>> Start

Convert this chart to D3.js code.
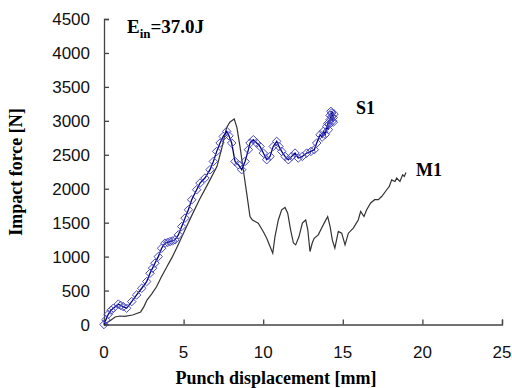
<!DOCTYPE html>
<html>
<head>
<meta charset="utf-8">
<script src="https://cdn.jsdelivr.net/npm/d3@7"></script>
<style>
  body { margin: 0; background: #fff; }
  svg { display: block; }
</style>
</head>
<body>
<svg width="512" height="388"></svg>
<script>
// values
const xTicks = [0, 5, 10, 15, 20, 25];
const yTicks = [0, 500, 1000, 1500, 2000, 2500, 3000, 3500, 4000, 4500];

const m1Disp = [0, 0.4, 0.7, 1.0, 1.3, 1.8, 2.3, 2.5, 2.7, 3.0, 3.3, 3.6, 3.95, 4.3, 4.6, 5.1, 5.5, 6.0, 6.5, 7.1,
  7.4, 7.7, 7.9, 8.18, 8.35, 8.54, 8.81, 8.96, 9.17, 9.32, 9.69, 10.0, 10.22, 10.43, 10.6, 10.74, 10.95, 11.16,
  11.37, 11.54, 11.72, 11.9, 12.04, 12.25, 12.46, 12.67, 12.8, 12.94, 13.08, 13.2, 13.46, 13.67, 13.88, 14.05,
  14.2, 14.34, 14.5, 14.72, 14.93, 15.14, 15.35, 15.66, 15.97, 16.12, 16.33, 16.5, 16.75, 17.0, 17.23, 17.44,
  17.76, 17.92, 18.07, 18.28, 18.38, 18.59, 18.76, 18.86, 18.97];
const m1Force = [0, 60, 110, 125, 120, 140, 185, 260, 360, 450, 555, 700, 850, 1000, 1145, 1400, 1600, 1840, 2060, 2330,
  2600, 2900, 2980, 3027, 2900, 2623, 2180, 1940, 1590, 1540, 1493, 1370, 1270, 1150, 1050, 1295, 1540, 1690,
  1725, 1640, 1395, 1200, 1173, 1295, 1493, 1540, 1395, 1075, 1200, 1270, 1320, 1420, 1515, 1590,
  1445, 1247, 1125, 1370, 1345, 1173, 1345, 1420, 1540, 1665, 1590, 1690, 1790, 1838, 1838, 1885,
  1985, 2033, 2130, 2107, 2157, 2107, 2205, 2180, 2240];

const s1Disp = [0, 0.12, 0.27, 0.45, 0.59, 0.9, 1.05, 1.21, 1.42, 1.74, 2.05, 2.37, 2.68, 2.89, 3.05, 3.2, 3.41, 3.62,
  3.83, 4.0, 4.15, 4.3, 4.46, 4.67, 4.88, 5.09, 5.3, 5.51, 5.82, 6.03, 6.34, 6.66, 6.87, 7.08, 7.29, 7.49, 7.71,
  7.85, 8.02, 8.23, 8.44, 8.65, 8.86, 9.07, 9.17, 9.38, 9.59, 9.8, 10.01, 10.22, 10.43, 10.63, 10.85, 10.99,
  11.16, 11.37, 11.58, 11.79, 12.0, 12.2, 12.46, 12.73, 13.0, 13.21, 13.36, 13.57, 13.7, 13.78, 13.9, 13.99,
  14.1, 14.05, 14.2, 14.15, 14.3, 14.4, 14.25, 14.45, 14.35, 14.2, 14.4, 14.3];
const s1Force = [0, 70, 150, 210, 240, 300, 280, 263, 240, 337, 435, 534, 632, 755, 830, 903, 1000, 1124,
  1198, 1210, 1222, 1230, 1247, 1320, 1443, 1567, 1690, 1837, 1985, 2083, 2157, 2280, 2402, 2550, 2673, 2770, 2845,
  2780, 2673, 2402, 2353, 2280, 2402, 2575, 2673, 2722, 2673, 2623, 2525, 2427, 2476, 2623, 2697, 2623,
  2550, 2476, 2427, 2476, 2525, 2452, 2476, 2525, 2550, 2575, 2673, 2795, 2760, 2845, 2800, 2918,
  2870, 2960, 3017, 2950, 3115, 3050, 3140, 3100, 3000, 3080, 2980, 3060];

const svg = d3.select('svg');
const x = d3.scaleLinear().domain([0, 25]).range([104, 502]);
const y = d3.scaleLinear().domain([0, 4500]).range([324.5, 19]);

const axisColor = '#444';

// y axis, ticks pointing in
const gy = svg.append('g')
  .attr('transform', 'translate(104,0)')
  .call(d3.axisRight(y).tickValues(yTicks).tickSize(5).tickFormat(''));
gy.select('.domain').attr('stroke', axisColor).attr('stroke-width', 1.3);
gy.selectAll('.tick line').attr('stroke', axisColor).attr('stroke-width', 1.3);

// x axis, ticks pointing up
const gx = svg.append('g')
  .attr('transform', 'translate(0,324.5)')
  .call(d3.axisTop(x).tickValues(xTicks).tickSize(5).tickFormat(''));
gx.select('.domain').attr('stroke', axisColor).attr('stroke-width', 1.3);
gx.selectAll('.tick line').attr('stroke', axisColor).attr('stroke-width', 1.3);

// tick labels
svg.append('g').selectAll('text').data(yTicks).join('text')
  .attr('x', 90).attr('y', d => y(d) + 6)
  .attr('text-anchor', 'end')
  .style('font', '17px "Liberation Sans", Arial, sans-serif')
  .attr('fill', '#111')
  .text(d => d);

svg.append('g').selectAll('text').data(xTicks).join('text')
  .attr('x', d => x(d)).attr('y', 358)
  .attr('text-anchor', 'middle')
  .style('font', '17px "Liberation Sans", Arial, sans-serif')
  .attr('fill', '#111')
  .text(d => d);

const m1 = m1Disp.map((d, i) => [d, m1Force[i]]);
const s1 = s1Disp.map((d, i) => [d, s1Force[i]]);
const line = d3.line().x(d => x(d[0])).y(d => y(d[1]));

// M1 curve
svg.append('path').datum(m1)
  .attr('d', line)
  .attr('fill', 'none')
  .attr('stroke', '#333')
  .attr('stroke-width', 1.2);

// S1 curve with diamond markers
svg.append('path').datum(s1)
  .attr('d', line)
  .attr('fill', 'none')
  .attr('stroke', '#000080')
  .attr('stroke-width', 1.3);

const diamond = d3.symbol().type(d3.symbolDiamond2).size(46);
svg.append('g').selectAll('path').data(s1).join('path')
  .attr('transform', d => `translate(${x(d[0])},${y(d[1])})`)
  .attr('d', diamond)
  .attr('fill', 'none')
  .attr('stroke', '#4848c0')
  .attr('stroke-width', 1);

// labels
const serif = '"Liberation Serif", "Times New Roman", serif';
const ein = svg.append('text')
  .attr('x', 127).attr('y', 33)
  .style('font-family', serif).style('font-weight', 'bold').style('font-size', '19px')
  .attr('fill', '#000');
ein.append('tspan').text('E');
ein.append('tspan').attr('dy', 5).style('font-size', '13px').text('in');
ein.append('tspan').attr('dy', -5).text('=37.0J');

svg.append('text')
  .attr('x', 356).attr('y', 114)
  .style('font-family', serif).style('font-weight', 'bold').style('font-size', '18px')
  .text('S1');

svg.append('text')
  .attr('x', 416).attr('y', 176)
  .style('font-family', serif).style('font-weight', 'bold').style('font-size', '18px')
  .text('M1');

svg.append('text')
  .attr('transform', 'translate(22,172) rotate(-90)')
  .attr('text-anchor', 'middle')
  .style('font-family', serif).style('font-weight', 'bold').style('font-size', '18px')
  .text('Impact force [N]');

svg.append('text')
  .attr('x', 276).attr('y', 384)
  .attr('text-anchor', 'middle')
  .style('font-family', serif).style('font-weight', 'bold').style('font-size', '18px')
  .text('Punch displacement [mm]');
</script>
</body>
</html>
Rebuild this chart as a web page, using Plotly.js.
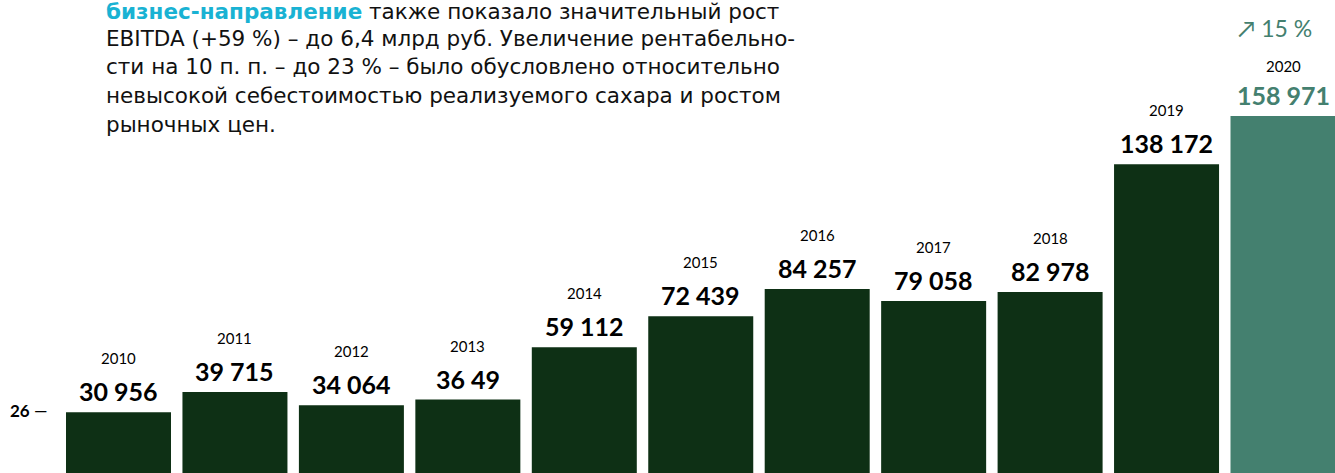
<!DOCTYPE html>
<html>
<head>
<meta charset="utf-8">
<script src="https://cdn.plot.ly/plotly-3.0.1.min.js"></script>
<style>html,body{margin:0;padding:0;background:#fff;}#chart{width:1335px;height:473px;}</style>
</head>
<body>
<div id="chart"></div>
<script>
const years = ['2010','2011','2012','2013','2014','2015','2016','2017','2018','2019','2020'];
const values = [30956, 39715, 34064, 36490, 59112, 72439, 84257, 79058, 82978, 138172, 158971];
const valueLabels = ['30 956','39 715','34 064','36 49','59 112','72 439','84 257','79 058','82 978','138 172','158 971'];
const growthLabel = '↗ 15 %';
const sideLabel = '26';
const paragraph = [
  '<span style="color:#19b2d3"><b>бизнес-направление</b></span> также показало значительный рост',
  'EBITDA (+59 %) – до 6,4 млрд руб. Увеличение рентабельно-',
  'сти на 10 п. п. – до 23 % – было обусловлено относительно',
  'невысокой себестоимостью реализуемого сахара и ростом',
  'рыночных цен.'
];

const DARK = '#0e3015';
const GREEN = '#44806f';
const FONT = 'Lato, "Open Sans", sans-serif';
const PFONT = '"DejaVu Sans", sans-serif';
const W = 1335, H = 473;

const colors = years.map((y, i) => i === years.length - 1 ? GREEN : DARK);

const pxPerUnit = (484 - 116) / 158971;
const yMin = (484 - H) / pxPerUnit;
const yMax = 484 / pxPerUnit;

const step = 116.45, c0 = 118.5;
const xMin = -c0 / step, xMax = (W - c0) / step;

const annotations = [];
years.forEach((y, i) => {
  const last = i === years.length - 1;
  annotations.push({
    x: i, y: values[i], xref: 'x', yref: 'y', text: '<b>' + valueLabels[i] + '</b>',
    showarrow: false, yanchor: 'middle', xanchor: 'center', yshift: 21,
    font: {family: FONT, size: 25, color: last ? GREEN : '#000'}
  });
  annotations.push({
    x: i, y: values[i], xref: 'x', yref: 'y', text: y,
    showarrow: false, yanchor: 'middle', xanchor: 'center', yshift: last ? 50 : 54,
    font: {family: FONT, size: 15, color: '#000'}
  });
});
annotations.push({
  x: 10, y: values[10], xref: 'x', yref: 'y', text: growthLabel,
  showarrow: false, yanchor: 'middle', xanchor: 'center', yshift: 88, xshift: -8,
  font: {family: FONT, size: 23, color: GREEN}
});
annotations.push({
  x: 8 / W, y: 1 - 410 / H, xref: 'paper', yref: 'paper', text: '<b>' + sideLabel + '</b> —',
  showarrow: false, xanchor: 'left', yanchor: 'middle',
  font: {family: FONT, size: 17, color: '#000'}
});
const lineY = [12, 38, 66, 95, 124];
paragraph.forEach((t, i) => {
  annotations.push({
    x: 104 / W, y: 1 - lineY[i] / H, xref: 'paper', yref: 'paper', text: t,
    showarrow: false, xanchor: 'left', yanchor: 'middle',
    font: {family: PFONT, size: 21.5, color: '#111'}
  });
});

Plotly.newPlot('chart', [{
  type: 'bar', x: years.map((y, i) => i), y: values,
  marker: {color: colors, line: {width: 0}},
  width: 105 / step, hoverinfo: 'none'
}], {
  width: W, height: H,
  margin: {l: 0, r: 0, t: 0, b: 0},
  paper_bgcolor: '#fff', plot_bgcolor: '#fff',
  showlegend: false,
  xaxis: {range: [xMin, xMax], visible: false, fixedrange: true},
  yaxis: {range: [yMin, yMax], visible: false, fixedrange: true},
  annotations: annotations
}, {staticPlot: true, displayModeBar: false});
</script>
</body>
</html>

>> End

**WHAT NEEDS TO BE DONE**. Skip the pictures. Restate exactly the lines from the start of the entries through the line containing "1985, 2033, 2130, 2107, 2157, 2107, 2205, 2180, 2240];", both ends included.

**THE REPLY**.
Convert this chart to D3.js code.
<!DOCTYPE html>
<html>
<head>
<meta charset="utf-8">
<script src="https://cdn.jsdelivr.net/npm/d3@7"></script>
<style>
  body { margin: 0; background: #fff; }
  svg { display: block; }
</style>
</head>
<body>
<svg width="512" height="388"></svg>
<script>
// values
const xTicks = [0, 5, 10, 15, 20, 25];
const yTicks = [0, 500, 1000, 1500, 2000, 2500, 3000, 3500, 4000, 4500];

const m1Disp = [0, 0.4, 0.7, 1.0, 1.3, 1.8, 2.3, 2.5, 2.7, 3.0, 3.3, 3.6, 3.95, 4.3, 4.6, 5.1, 5.5, 6.0, 6.5, 7.1,
  7.4, 7.7, 7.9, 8.18, 8.35, 8.54, 8.81, 8.96, 9.17, 9.32, 9.69, 10.0, 10.22, 10.43, 10.6, 10.74, 10.95, 11.16,
  11.37, 11.54, 11.72, 11.9, 12.04, 12.25, 12.46, 12.67, 12.8, 12.94, 13.08, 13.2, 13.46, 13.67, 13.88, 14.05,
  14.2, 14.34, 14.5, 14.72, 14.93, 15.14, 15.35, 15.66, 15.97, 16.12, 16.33, 16.5, 16.75, 17.0, 17.23, 17.44,
  17.76, 17.92, 18.07, 18.28, 18.38, 18.59, 18.76, 18.86, 18.97];
const m1Force = [0, 60, 110, 125, 120, 140, 185, 260, 360, 450, 555, 700, 850, 1000, 1145, 1400, 1600, 1840, 2060, 2330,
  2600, 2900, 2980, 3027, 2900, 2623, 2180, 1940, 1590, 1540, 1493, 1370, 1270, 1150, 1050, 1295, 1540, 1690,
  1725, 1640, 1395, 1200, 1173, 1295, 1493, 1540, 1395, 1075, 1200, 1270, 1320, 1420, 1515, 1590,
  1445, 1247, 1125, 1370, 1345, 1173, 1345, 1420, 1540, 1665, 1590, 1690, 1790, 1838, 1838, 1885,
  1985, 2033, 2130, 2107, 2157, 2107, 2205, 2180, 2240];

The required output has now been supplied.